The task:
Omit pictures and quote the listing below line by line, from its start through the line that holds "const topMid = 65, botMid".

Begin

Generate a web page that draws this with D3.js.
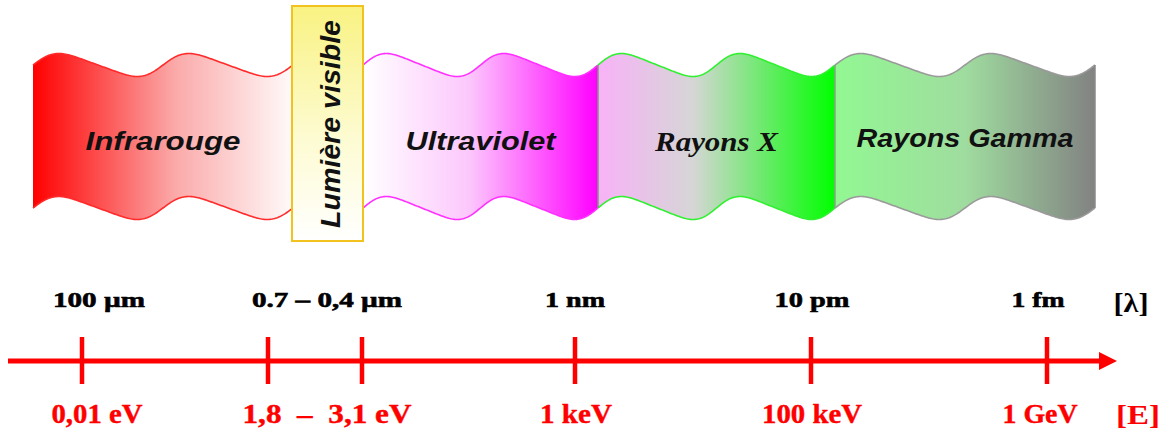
<!DOCTYPE html>
<html>
<head>
<meta charset="utf-8">
<script src="https://cdn.jsdelivr.net/npm/d3@7"></script>
<style>
  html, body { margin: 0; padding: 0; background: #ffffff; }
  svg { display: block; }
</style>
</head>
<body>
<script>
// ---------------- DATA ----------------
const bandNames = ["Infrarouge", "Ultraviolet", "Rayons X", "Rayons Gamma"];
const visibleName = "Lumière visible";
// wavelengths at tick marks (metres)
const tickWavelengths = [1e-4, 7e-7, 4e-7, 1e-9, 1e-11, 1e-15];
// which ticks each label belongs to
const labelTicks = [[0], [1, 2], [3], [4], [5]];
const lambdaLabels = ["100 µm", "0.7 – 0,4 µm", "1 nm", "10 pm", "1 fm"];
const energyLabels = ["0,01 eV", "1,8  –  3,1 eV", "1 keV", "100 keV", "1 GeV"];
const lambdaUnit = "[λ]";
const energyUnit = "[E]";

// ---------------- LAYOUT ----------------
const W = 1170, H = 433;
const svg = d3.select("body").append("svg").attr("width", W).attr("height", H);
svg.append("rect").attr("width", W).attr("height", H).attr("fill", "#fff");

const defs = svg.append("defs");
function hGrad(id, stops, vertical) {
  const g = defs.append("linearGradient").attr("id", id)
    .attr("x1", 0).attr("y1", 0).attr("x2", vertical ? 0 : 1).attr("y2", vertical ? 1 : 0);
  stops.forEach(([o, c]) => g.append("stop").attr("offset", o).attr("stop-color", c));
}
hGrad("gIR", [[0, "#ff0000"], [0.55, "#fbaaaa"], [1, "#fffafa"]]);
hGrad("gUV", [[0, "#ffffff"], [0.45, "#fcc8fc"], [1, "#ff00ff"]]);
hGrad("gX", [[0, "#f8b2f8"], [0.4, "#d6d6d6"], [1, "#00ff00"]]);
hGrad("gG", [[0, "#92f892"], [0.5, "#9fdc9f"], [1, "#828282"]]);
hGrad("gVis", [[0, "#f9f282"], [0.55, "#fdfbd0"], [1, "#ffffff"]], true);

// band segments (layout): left edge and widths
const bandX0 = 33;
const segWidths = [260, 70, 235, 237, 260];     // IR, visible box, UV, X, Gamma
const segEdges = segWidths.reduce((acc, w) => { acc.push(acc[acc.length - 1] + w); return acc; }, [bandX0]);
const bandSegIdx = [0, 2, 3, 4];
const bandStyles = [
  { fill: "url(#gIR)", stroke: "#ff2a2a" },
  { fill: "url(#gUV)", stroke: "#ff30ff" },
  { fill: "url(#gX)", stroke: "#30f030" },
  { fill: "url(#gG)", stroke: "#9a9a9a" }
];
const topMid = 65, botMid = 208, amp = 11.5, skew = 0.35;

function waveY(t, mid) {
  const th = 2 * Math.PI * 2 * t;
  const ph = th + skew * Math.sin(th);
  return mid - amp * Math.sin(ph);
}

const ts = d3.range(0, 1.0001, 0.005);
const line = d3.line().x(d => d[0]).y(d => d[1]);

const bandG = svg.append("g");
bandNames.forEach((name, i) => {
  const s = bandSegIdx[i];
  const xs = d3.scaleLinear().domain([0, 1]).range([segEdges[s], segEdges[s + 1]]);
  const top = ts.map(t => [xs(t), waveY(t, topMid)]);
  const bot = ts.map(t => [xs(t), waveY(t, botMid)]);
  const shape = top.concat(bot.slice().reverse());
  bandG.append("path").attr("d", line(shape) + "Z")
    .attr("fill", bandStyles[i].fill).attr("stroke", "none");
  bandG.append("path").attr("d", line(top)).attr("fill", "none")
    .attr("stroke", bandStyles[i].stroke).attr("stroke-width", 1.6);
  bandG.append("path").attr("d", line(bot)).attr("fill", "none")
    .attr("stroke", bandStyles[i].stroke).attr("stroke-width", 1.6);
  if (i >= 2) {
    bandG.append("line")
      .attr("x1", xs(0)).attr("x2", xs(0))
      .attr("y1", waveY(0, topMid)).attr("y2", waveY(0, botMid))
      .attr("stroke", i === 2 ? "#7a9a7a" : "#8aa08a").attr("stroke-width", 1.5);
  }
  if (i === 3) {
    bandG.append("line")
      .attr("x1", xs(1)).attr("x2", xs(1))
      .attr("y1", waveY(1, topMid)).attr("y2", waveY(1, botMid))
      .attr("stroke", "#8a8a8a").attr("stroke-width", 1.5);
  }
  bandG.append("text")
    .attr("x", xs(0.5)).attr("y", i === 3 ? 147 : (i === 2 ? 151 : 150))
    .attr("text-anchor", "middle")
    .attr("font-family", i === 2 ? "'Liberation Serif', serif" : "'Liberation Sans', Arial, sans-serif")
    .attr("font-weight", "bold").attr("font-style", "italic")
    .attr("font-size", i === 2 ? 28 : 26)
    .attr("textLength", [155, 150, 123, 217][i]).attr("lengthAdjust", "spacingAndGlyphs")
    .attr("fill", "#111").text(name);
});

// visible light box
const vx0 = segEdges[1] - 1, vx1 = segEdges[2];
svg.append("rect").attr("x", vx0).attr("y", 6).attr("width", vx1 - vx0).attr("height", 235)
  .attr("fill", "url(#gVis)").attr("stroke", "#f2c21e").attr("stroke-width", 2);
svg.append("text")
  .attr("transform", `translate(${(vx0 + vx1) / 2 + 12},124) rotate(-90)`)
  .attr("text-anchor", "middle")
  .attr("font-family", "'Liberation Sans', Arial, sans-serif")
  .attr("font-weight", "bold").attr("font-style", "italic")
  .attr("font-size", 27).attr("textLength", 208).attr("lengthAdjust", "spacingAndGlyphs")
  .attr("fill", "#111").text(visibleName);

// ---------------- AXIS ----------------
const x = d3.scaleLog().domain(tickWavelengths).range([82, 268, 362, 575, 811, 1047]);
const axisY = 361;
const red = "#ff0000";
const axisG = svg.append("g");
axisG.append("line").attr("x1", 8).attr("x2", 1102).attr("y1", axisY).attr("y2", axisY)
  .attr("stroke", red).attr("stroke-width", 5);
axisG.append("path")
  .attr("d", `M1099,${axisY - 9}L1117,${axisY}L1099,${axisY + 9}Z`).attr("fill", red);
axisG.selectAll("line.tick").data(tickWavelengths).join("line").attr("class", "tick")
  .attr("x1", d => x(d)).attr("x2", d => x(d)).attr("y1", 337).attr("y2", 384)
  .attr("stroke", red).attr("stroke-width", 4.5);

const labelCenter = idx => d3.mean(idx, j => x(tickWavelengths[j]));
const topDx = [17, 12, 0, 1, -9];
const topLen = [92, 150, 60, 75, 53];
const botDx = [15, 12, 1, 1, -7];
const botLen = [91, 169, 72, 100, 75];

svg.append("g").selectAll("text").data(lambdaLabels).join("text")
  .attr("x", (d, i) => labelCenter(labelTicks[i]) + topDx[i]).attr("y", 307)
  .attr("text-anchor", "middle")
  .attr("font-family", "'Liberation Serif', 'Times New Roman', serif")
  .attr("font-weight", "bold").attr("font-size", 22)
  .attr("stroke", "#000").attr("stroke-width", 0.6)
  .attr("textLength", (d, i) => topLen[i]).attr("lengthAdjust", "spacingAndGlyphs")
  .attr("fill", "#000").text(d => d);

svg.append("g").selectAll("text").data(energyLabels).join("text")
  .attr("x", (d, i) => labelCenter(labelTicks[i]) + botDx[i]).attr("y", 423)
  .attr("text-anchor", "middle")
  .style("white-space", "pre")
  .attr("font-family", "'Liberation Serif', 'Times New Roman', serif")
  .attr("font-weight", "bold").attr("font-size", 27)
  .attr("stroke", red).attr("stroke-width", 0.4)
  .attr("textLength", (d, i) => botLen[i]).attr("lengthAdjust", "spacingAndGlyphs")
  .attr("fill", red).text(d => d);

svg.append("text").attr("x", 1131).attr("y", 312).attr("text-anchor", "middle")
  .attr("font-family", "'Liberation Serif', 'Times New Roman', serif")
  .attr("font-weight", "bold").attr("font-size", 27)
  .attr("textLength", 35).attr("lengthAdjust", "spacingAndGlyphs")
  .attr("fill", "#000").text(lambdaUnit);
svg.append("text").attr("x", 1138).attr("y", 424).attr("text-anchor", "middle")
  .attr("font-family", "'Liberation Serif', 'Times New Roman', serif")
  .attr("font-weight", "bold").attr("font-size", 28)
  .attr("textLength", 44).attr("lengthAdjust", "spacingAndGlyphs")
  .attr("fill", red).text(energyUnit);
</script>
</body>
</html>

End

Task result:
Generate a web page that draws this with D3.js.
<!DOCTYPE html>
<html>
<head>
<meta charset="utf-8">
<script src="https://cdn.jsdelivr.net/npm/d3@7"></script>
<style>
  html, body { margin: 0; padding: 0; background: #ffffff; }
  svg { display: block; }
</style>
</head>
<body>
<script>
// ---------------- DATA ----------------
const bandNames = ["Infrarouge", "Ultraviolet", "Rayons X", "Rayons Gamma"];
const visibleName = "Lumière visible";
// wavelengths at tick marks (metres)
const tickWavelengths = [1e-4, 7e-7, 4e-7, 1e-9, 1e-11, 1e-15];
// which ticks each label belongs to
const labelTicks = [[0], [1, 2], [3], [4], [5]];
const lambdaLabels = ["100 µm", "0.7 – 0,4 µm", "1 nm", "10 pm", "1 fm"];
const energyLabels = ["0,01 eV", "1,8  –  3,1 eV", "1 keV", "100 keV", "1 GeV"];
const lambdaUnit = "[λ]";
const energyUnit = "[E]";

// ---------------- LAYOUT ----------------
const W = 1170, H = 433;
const svg = d3.select("body").append("svg").attr("width", W).attr("height", H);
svg.append("rect").attr("width", W).attr("height", H).attr("fill", "#fff");

const defs = svg.append("defs");
function hGrad(id, stops, vertical) {
  const g = defs.append("linearGradient").attr("id", id)
    .attr("x1", 0).attr("y1", 0).attr("x2", vertical ? 0 : 1).attr("y2", vertical ? 1 : 0);
  stops.forEach(([o, c]) => g.append("stop").attr("offset", o).attr("stop-color", c));
}
hGrad("gIR", [[0, "#ff0000"], [0.55, "#fbaaaa"], [1, "#fffafa"]]);
hGrad("gUV", [[0, "#ffffff"], [0.45, "#fcc8fc"], [1, "#ff00ff"]]);
hGrad("gX", [[0, "#f8b2f8"], [0.4, "#d6d6d6"], [1, "#00ff00"]]);
hGrad("gG", [[0, "#92f892"], [0.5, "#9fdc9f"], [1, "#828282"]]);
hGrad("gVis", [[0, "#f9f282"], [0.55, "#fdfbd0"], [1, "#ffffff"]], true);

// band segments (layout): left edge and widths
const bandX0 = 33;
const segWidths = [260, 70, 235, 237, 260];     // IR, visible box, UV, X, Gamma
const segEdges = segWidths.reduce((acc, w) => { acc.push(acc[acc.length - 1] + w); return acc; }, [bandX0]);
const bandSegIdx = [0, 2, 3, 4];
const bandStyles = [
  { fill: "url(#gIR)", stroke: "#ff2a2a" },
  { fill: "url(#gUV)", stroke: "#ff30ff" },
  { fill: "url(#gX)", stroke: "#30f030" },
  { fill: "url(#gG)", stroke: "#9a9a9a" }
];
const topMid = 65, botMid = 208, amp = 11.5, skew = 0.35;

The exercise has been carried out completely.